Throughout 2012, EDF's Energy Innovation Series will highlight around 20 innovations across a broad range of energy categories, including smart grid and renewable energy technologies, energy efficiency financing, and progressive utilities, to name a few. This series will demonstrate that cost-effective, clean energy solutions are available now and imperative to lowering our dependence on fossil fuels.
Find more information on this featured innovation here.
If innovation is where expertise and opportunity intersect, then San Antonio-based Consert Inc.(Consert) is a perfect case study.
Founded in 2008 by veterans of the telecom industry, Consert’s Virtual Peak PlantTM provides an energy management solution that gives consumers control of the highest energy-consuming electrical devices in their home or business and provides utilities with a low-cost way to tap into an unused energy source during key peak demand periods.
"We find the key is to offer a simple solution to consumers that also benefits utilities," said Jeff Ebihara, vice president of Consert. "Our goal at Consert has always been to facilitate a mutually beneficial relationship between the consumer and their electric provider."
The result is cutting-edge technology that connects, monitors and controls high energy-consuming devices including air conditioners, water heaters and pool pumps, which can represent over half of the total load for electric utilities during times of peak demand. The devices in a "Consert-enabled house” are linked using the wireless technology “ZigBee,” creating a Home Area Network (HAN) that can either be controlled remotely or configured to make decisions based on user preferences or outside weather conditions. Utilities may call upon this load during peak hours to reduce stress on the grid, with the consumer never losing comfort or control.
According to Consert, its home automation system can save consumers 15-20 percent on their energy use. When consolidated, these homes add up to a considerable amount of unused energy that utilities do not have to buy, sell or deliver.
This "negawatt" concept isn't new – a megawatt of energy that is NOT used through demand response is just as helpful for a stable energy supply as a megawatt of new generation. However, the consumer appeal of Consert's products is more personal and customizable than traditional load control measures. Customers can control their energy consumption 24/7 from any web-enabled device, such as laptop, tablet or smartphone, but most configure the system to work automatically.
The development of a consumer-friendly service that helps save money – and provides some “coolness” while requiring no sacrifice in comfort or convenience – is an important achievement as we look for new ways to reduce energy consumption and increase efficiency. Reducing electricity demand and making more efficient use of electricity is very important both environmentally and for electric grid operators. But beyond the appeal of doing the “right thing,” or the novelty of controlling appliances, there had previously been little to no incentive for consumers to make it a priority. Cutting their energy bill, Ebihara said, has proven a strong incentive.

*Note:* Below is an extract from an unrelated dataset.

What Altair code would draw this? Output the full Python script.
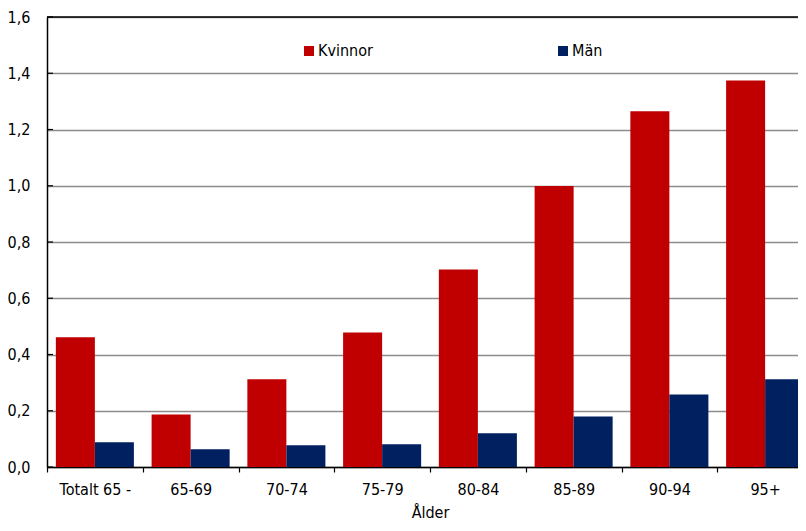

"Of course there is a small segment of the market that wants to control every last part their energy use," Ebihara said. "And we are happy to provide that level of control. But we are finding that most people want to “set it and forget it.” They want to save on their energy bill and they might like the convenience of remotely accessing their programs, but they don't want to have to think about it all the time and they certainly don't want it to be a hassle."
Appealing to a broad market has been one of the challenges of HAN products. The industry is young, and products are either complicated or expensive. It may be obvious that Consert wants its product to be ubiquitous, but such products will have to be deployed in large numbers to make a meaningful contribution to peak demand management.
Consert's systems are available through utility companies, most of which offer the equipment free when customers participate in conservation measures. Others sell the equipment at a deeply-subsidized price. In San Antonio, CPS Energy will deploy Consert systems in 140,000 homes at no charge to the customer, reducing peak demand by 250 megawatts.